2) Vai mudar para a minha escola, porque a antiga fica bem longe de Copacabana.
3) Seu nome é Lucas.
Merda. Eu já começo essa batalha claramente em desvantagem. Sem saber praticamente nada sobre o meu oponente.
— Tem café e bolo em cima da mesa da cozinha, filho. — Meu pai quebra a minha língua de raciocínio, sem se virar para mim, enquanto termina de empilhar as caixas alí no canto.
— Vou lá comer e daqui a pouquinho volto para ajudar vocês. — Murmuro, em parte por realmente estar com fome, e em parte por querer adiar essa inevitável socialização em família por o máximo de tempo possível.
Não espero a resposta de nenhum dos dois, antes de começar a andar em direção à nossa cozinha, desviando de uma série de caixas que há pelo caminho.
(***)
No momento em que tomo um belo gole do capuccino desnatado e com chocolate, declaro automaticamente Laura a rainha da minha existência por fazer a melhor bebida que já provei em toda a minha vida. E olha que o meu favorito é um café simples e sem muita frescura.

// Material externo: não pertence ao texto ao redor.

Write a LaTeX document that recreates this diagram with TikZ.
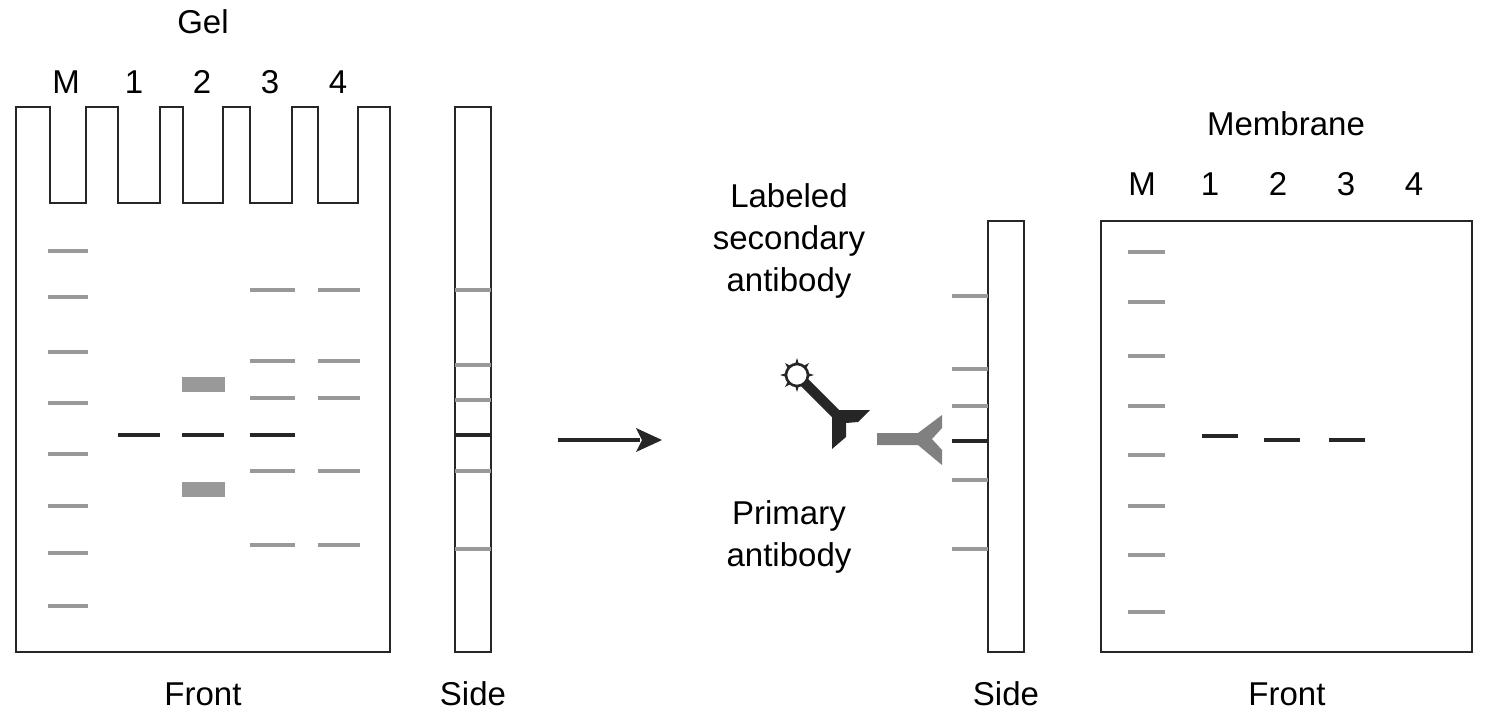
\documentclass[tikz,border=0pt]{standalone}
\usepackage{fontspec}
\setmainfont{Liberation Sans}
\usetikzlibrary{calc}
\begin{document}
\begin{tikzpicture}[x=0.5pt,y=-0.5pt,
  lbl/.style={font=\fontsize{16.5}{21}\selectfont,inner sep=0pt,align=center},
  outline/.style={draw=black!85,line width=1.1pt},
  gb/.style={draw=black!40,line width=1.6pt},
  bb/.style={draw=black!85,line width=1.6pt}]
\useasboundingbox (0,0) rectangle (1496,719);
% gel front
\draw[outline] (16,107)--(50,107)--(50,203)--(86,203)--(86,107)--(118,107)--(118,203)--(160,203)--(160,107)--(183,107)--(183,203)--(223,203)--(223,107)--(250,107)--(250,203)--(292,203)--(292,107)--(318,107)--(318,203)--(358,203)--(358,107)--(390,107)--(390,652)--(16,652)--cycle;
\node[lbl] (gel) at (203,22) {Gel};
\foreach \t/\x in {M/66,1/134,2/202,3/270,4/338} \node[lbl] (g\t) at (\x,82) {\t};
\foreach \y in {251,297,352,403,454,506,553,606} \draw[gb] (48,\y)--(88,\y);
\draw[bb] (118,435)--(160,435);
\draw[bb] (182,435)--(224,435);
\fill[black!40] (182,377) rectangle (225,392);
\fill[black!40] (182,482) rectangle (225,497);
\foreach \y in {290,361,398,471,545} {\draw[gb] (250,\y)--(295,\y); \draw[gb] (318,\y)--(360,\y);}
\draw[bb] (250,435)--(295,435);
% gel side
\draw[outline] (455,107) rectangle (491,652);
\foreach \y in {290,365,400,471,549} \draw[gb] (455,\y)--(491,\y);
\draw[bb] (455,435)--(491,435);
\node[lbl] (gf) at (203,694) {Front};
\node[lbl] (gs) at (473,694) {Side};
% arrow
\coordinate (a1) at (558,440); \coordinate (a2) at (662,440);
\draw[black!85,line width=1.6pt] (a1)--(640,440);
\fill[black!85] (a2)--(636,428)--(642,440)--(636,452)--cycle;
% labels
\node[lbl] (sec) at (789,241) {Labeled\\secondary\\antibody};
\node[lbl] (pri) at (789,537) {Primary\\antibody};
% secondary antibody
\draw[black!85,line width=5pt] (797,375)--(839,417);
\fill[black!85] (838,410)--(870,410)--(858,422)--(846,423)--(846,437)--(832,449)--(832,416)--cycle;
\foreach \a in {0,45,...,315} \fill[black!85] ($(797,375)+(\a:17)$)--($(797,375)+(\a+10:11)$)--($(797,375)+(\a-10:11)$)--cycle;
\draw[black!85,line width=1.3pt,fill=white] (797,375) circle (11);
% primary antibody
\fill[black!50] (877,433)--(918,433)--(942,415)--(942,428)--(932,439)--(942,450)--(942,465)--(918,445)--(877,445)--cycle;
% membrane side
\draw[outline] (988,221) rectangle (1024,652);
\foreach \y in {296,369,406,480,549} \draw[gb] (952,\y)--(988,\y);
\draw[bb] (952,441)--(988,441);
\node[lbl] (ms) at (1006,694) {Side};
% membrane front
\draw[outline] (1101,221) rectangle (1472,652);
\node[lbl] (mem) at (1286,124) {Membrane};
\foreach \t/\x in {M/1142,1/1210,2/1278,3/1346,4/1414} \node[lbl] (m\t) at (\x,184) {\t};
\foreach \y in {252,302,356,406,455,506,555,612} \draw[gb] (1128,\y)--(1165,\y);
\draw[bb] (1202,436)--(1238,436);
\draw[bb] (1264,440)--(1300,440);
\draw[bb] (1329,440)--(1365,440);
\node[lbl] (mf) at (1287,694) {Front};
\end{tikzpicture}
\end{document}
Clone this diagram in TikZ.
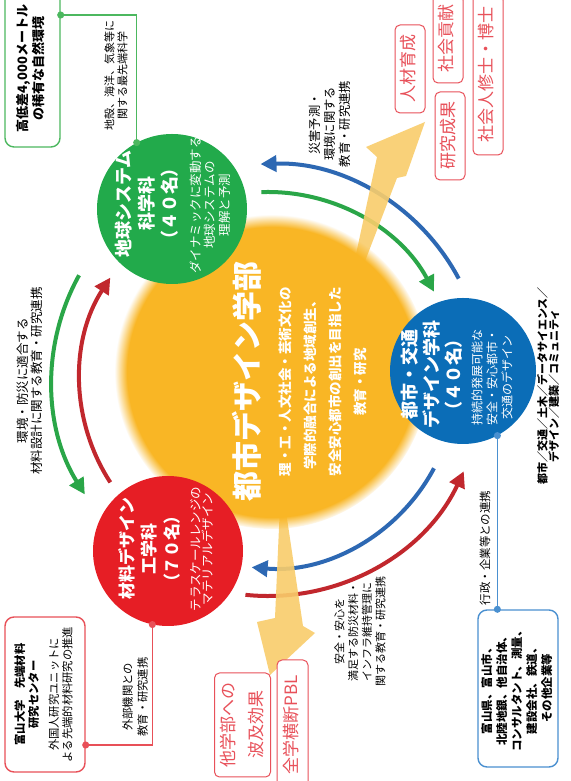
\documentclass[tikz,border=0pt]{standalone}
\usepackage{fontspec}
\setmainfont{Noto Sans CJK JP}
\usepackage{graphicx}
\usetikzlibrary{arrows.meta,calc,fadings}

\definecolor{sun}{RGB}{249,182,37}
\definecolor{beam}{RGB}{249,205,107}
\definecolor{geogreen}{RGB}{34,170,75}
\definecolor{matred}{RGB}{230,30,37}
\definecolor{urbblue}{RGB}{11,109,183}
\definecolor{arcgreen}{RGB}{42,166,72}
\definecolor{arcred}{RGB}{193,39,45}
\definecolor{arcblue}{RGB}{45,104,179}
\definecolor{outred}{RGB}{232,81,90}
\definecolor{boxgreen}{RGB}{76,184,95}
\definecolor{boxred}{RGB}{232,80,88}
\definecolor{boxblue}{RGB}{74,144,208}

\pgfdeclareradialshading{sunshade}{\pgfpointorigin}{%
  color(0bp)=(pgftransparent!0); color(23bp)=(pgftransparent!0);
  color(25bp)=(pgftransparent!100); color(50bp)=(pgftransparent!100)}
\pgfdeclarefading{sunfade}{\pgfuseshading{sunshade}}

\newcommand\vtext[1]{\rotatebox{90}{\begin{tabular}{@{}c@{}}#1\end{tabular}}}
\newcommand\fs[2]{\fontsize{#1}{#2}\selectfont}
\newcommand\halfp[1]{{\addfontfeature{RawFeature=+palt}#1}}
\newcommand\quota[1]{\halfp{（}#1名\halfp{）}}

\tikzset{
  discnode/.style={circle, inner sep=0, minimum size=#1},
  vtitle/.style={rotate=90, align=center, inner sep=0, text=white, font=\bfseries\fs{18}{23}},
  vdesc/.style={rotate=90, align=center, inner sep=0, text=white, font=\fs{12.5}{14.5}},
  vnote/.style={rotate=90, align=center, inner sep=0, font=\fs{12.5}{14.5}},
  ringarc/.style={line width=4pt, -{Triangle[length=16pt,width=16pt]}},
  tapline/.style={line width=1.3pt, {Circle[length=7pt]}-{Circle[length=7pt]},
    shorten <=-3.5pt, shorten >=-3.5pt},
  infobox/.style={draw, line width=1.4pt, rounded corners=9pt, fill=white,
    inner sep=0, font=\bfseries\fs{11.5}{15}},
  outbox/.style={draw=outred, text=outred, line width=1pt, rounded corners=5pt,
    fill=white, inner sep=0, font=\fs{17}{24}},
}

\begin{document}
\begin{tikzpicture}[x=1pt,y=1pt]
  \useasboundingbox (0,0) rectangle (570,781);
  \clip (0,0) rectangle (570,781);
  \fill[white] (0,0) rectangle (570,781);

  \coordinate (hub) at (272,409);
  \coordinate (hubring) at (268,401);

  % ring of arrows round the faculty
  \draw[ringarc, arcgreen] ([shift={(151:216)}]hubring) arc[start angle=151, end angle=212, radius=216];
  \draw[ringarc, arcred] ([shift={(213:188)}]hubring) arc[start angle=213, end angle=147, radius=188];
  \draw[ringarc, arcblue] ([shift={(28:216)}]hubring) arc[start angle=28, end angle=92, radius=216];
  \draw[ringarc, arcgreen] ([shift={(92:188)}]hubring) arc[start angle=92, end angle=28, radius=188];
  \draw[ringarc, arcblue] ([shift={(332:188)}]hubring) arc[start angle=332, end angle=265, radius=188];
  \draw[ringarc, arcred] ([shift={(264:216)}]hubring) arc[start angle=264, end angle=335, radius=216];

  % outcome arrows
  \fill[beam, opacity=0.9] (350,499) -- (377,624) -- (366,634) -- (425,659) -- (406,605) -- (397,603) -- (357,499) -- cycle;
  \fill[beam, opacity=0.9] (280,276) -- (285,276) -- (303,155) -- (315,148) -- (270,106) -- (257,159) -- (275,163) -- cycle;

  % faculty
  \fill[sun, path fading=sunfade] (hub) circle (157);
  \node[rotate=90, inner sep=0, text=white, font=\bfseries\fs{30}{34}] (deptitle) at (247,399) {都市デザイン学部};
  \node[rotate=90, align=center, inner sep=0, text=white, font=\bfseries\fs{13.5}{25}] (deptaim) at (323,399)
    {理・工・人文社会・芸術文化の\\学際的融合による地域創生、\\安全安心都市の創出を目指した\\教育・研究};

  % departments
  \node[discnode=150, fill=geogreen] (geo) at (172,572) {};
  \node[vtitle] (geotitle) at (147,577) {地球システム\\科学科\\\quota{４０}};
  \node[vdesc] (geodesc) at (210,576) {ダイナミックに変動する\\地球システムの\\理解と予測};

  \node[discnode=150, fill=matred] (mat) at (168,230) {};
  \node[vtitle, font=\bfseries\fs{17}{22.5}] (mattitle) at (149,232) {材料デザイン\\工学科\\\quota{７０}};
  \node[vdesc, font=\fs{12.5}{12.5}] (matdesc) at (202,232) {テラスケールレンジの\\マテリアルデザイン};

  \node[discnode=146, fill=urbblue] (urb) at (463,410) {};
  \node[vtitle, font=\bfseries\fs{18}{22}] (urbtitle) at (432,406) {都市・交通\\デザイン学科\\\quota{４０}};
  \node[vdesc, font=\fs{12}{15}] (urbdesc) at (492,403) {持続的発展可能な\\安全・安心都市・\\交通のデザイン};
  \node[vnote, font=\bfseries\fs{11}{11.5}] (urbfields) at (548,395) {都市／交通／土木／データサイエンス／\\デザイン／建築／コミュニティ};

  % links
  \node[vnote, font=\fs{11}{13}] (geonote) at (116,705) {地殻、海洋、気象等に\\関する最先端科学};
  \node[vnote] (leftnote) at (30,400) {環境・防災に適合する\\材料設計に関する教育・研究連携};
  \node[vnote, font=\fs{12.3}{15}] (topnote) at (330,657) {災害予測・\\環境に関する\\教育・研究連携};
  \node[vnote, font=\fs{11}{13.7}] (lownote) at (360,149) {安全・安心を\\満足する防災材料・\\インフラ維持管理に\\関する教育・研究連携};
  \node[vnote, font=\fs{11.3}{15}] (matnote) at (135,84) {外部機関との\\教育・研究連携};
  \node[vnote, font=\fs{11.5}{13}] (urbnote) at (485,233) {行政・企業等との連携};

  % partners
  \node[infobox, draw=boxgreen, minimum width=55, minimum height=157, font=\bfseries\fs{13}{15}] (geobox) at (32.5,712.5)
    {\vtext{高低差4,000メートル\\の稀有な自然環境}};
  \node[infobox, draw=boxred, minimum width=80, minimum height=155, font=\fs{11.3}{13}] (matbox) at (45,86.5)
    {\vtext{\textbf{富山大学　先端材料}\\ \textbf{研究センター}\\[7pt] 外国人研究ユニットに\\ よる先端的材料研究の推進}};
  \node[infobox, draw=boxblue, minimum width=80, minimum height=157] (urbbox) at (518,92.5)
    {\vtext{富山県、富山市、\\北陸地銀、他自治体、\\コンサルタント、測量、\\建設会社、鉄道、\\その他企業等}};

  \draw[tapline, boxgreen] (geo.118) |- ($(geobox.east)+(0,53.5)$);
  \draw[tapline, boxred] (mat.258) |- ($(matbox.east)+(0,-50.5)$);
  \draw[tapline, boxblue] (urb.298) -- (urb.298 |- urbbox.north);

  % outcomes
  \node[outbox, minimum width=30, minimum height=88] (talent) at (410,712) {\vtext{人材育成}};
  \node[outbox, minimum width=30, minimum height=88] (contrib) at (448,742) {\vtext{社会貢献}};
  \node[outbox, minimum width=30, minimum height=88] (results) at (450,645) {\vtext{研究成果}};
  \node[outbox, minimum width=30, minimum height=160] (degree) at (488,706) {\vtext{社会人修士・博士}};
  \node[outbox, minimum width=51, minimum height=104, font=\fs{17}{28}] (spread) at (242.5,56) {\vtext{他学部への\\波及効果}};
  \node[outbox, minimum width=31, minimum height=130] (pbl) at (292.5,56) {\vtext{全学横断PBL}};
\end{tikzpicture}
\end{document}
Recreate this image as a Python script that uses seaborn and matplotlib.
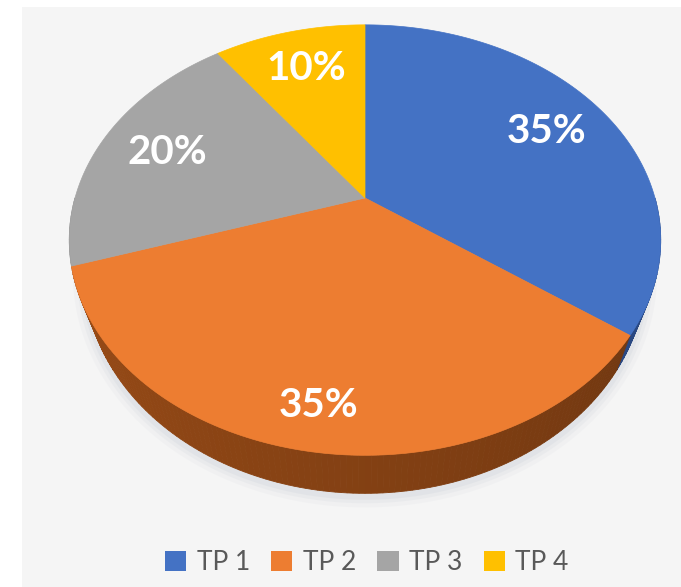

Estou traindo as minhas próprias idealizações por gostar tanto dela mesmo não à querendo morando aqui com a gente? Talvez, mas resolvo não pensar muito sobre isso.
Em parte, acho que estou sendo tão mesquinho assim porque quero continuar tendo o meu pai só pra mim. Eu gosto de como no nosso tempo livre sempre damos um jeito de fazer coisas juntas, nem que seja apenas para ficarmos jogados no sofá assistindo algum episódio da série do momento, enquanto um silêncio confortável se instala ao nosso redor.
Talvez esteja com medo de que a proximidade faça ele precisar dividir o seu tempo livre com mais duas pessoas, e eu confesso que não quero isso de jeito nenhum. Meu pai é tudo que eu tenho, e com certeza a pessoa que eu mais amo nessa vida.
Antes, quando ele é Laura namoravam sem terem inventado esse lance de morar juntos, eles só se viam algumas vezes por semana, e isso era o suficiente para eu ignorar (ou pelo menos tentar) essa falta de um tempo com meu pai só pra gente.
Acho que estou sendo mesquinho pra caramba, mas isso não me deixa menos incomodado com toda a situação. E além disso, não é como se houvesse alguma coisa que eu poderia fazer para impedir essa m***a toda de acontecer, até porque o mundo não gira em torno de mim e das minhas vontades.
Soltando um suspiro rápido, movo a minha atenção para o pedaço de bolo que Laura deve ter colocado cuidadosamente no prato para mim. O recheio de morango está praticamente se desmanchando, e isso por si só é o suficiente para me fazer ignorar a dorzinha que cresce no meu coração e focar completamente no meu café da manhã.
Pego um garfo na gaveta de armário e volto para a mesa, antes de atacar o meu pedaço de bolo sem pressa alguma.
Confesso que demorou muito pra eu começar a comer o que quisesse sem me sentir culpado, e devo agradecer ao meu pai por isso, porque ele sempre me apoiou em tudo e nunca criticou a minha aparência. Todos os comentários maldosos que já recebi vieram de pessoas s*******o que sequer me conhecem direito.
Depois de um tempo, pedi pro meu pai me levar num nutricionista e marcar uns exames de rotina pra mim, e depois de constatar que eu sou saudável feito um boi, comecei à não me preocupar com o que dizem sobre mim.
Eu não tenho colesterol alto, nem qualquer indício de diabetes ou de qualquer outra doença relacionada aos meus quilinhos à mais, então caso eu decidisse emagrecer, seria puramente por estética, já que minha saúde nunca esteve em risco.
E como já falei antes, eu gosto da minha aparência. Pode não ser o perfeito, mas depois de um tempo a gente percebe que nada nunca é. Eu poderia emagrecer e mudar totalmente o meu corpo, mas tenho certeza absoluta que nunca iria ficar satisfeito, porque essa é a natureza do ser humano. Buscar aperfeiçoando quando são justamente as imperfeições que nos tornam únicos.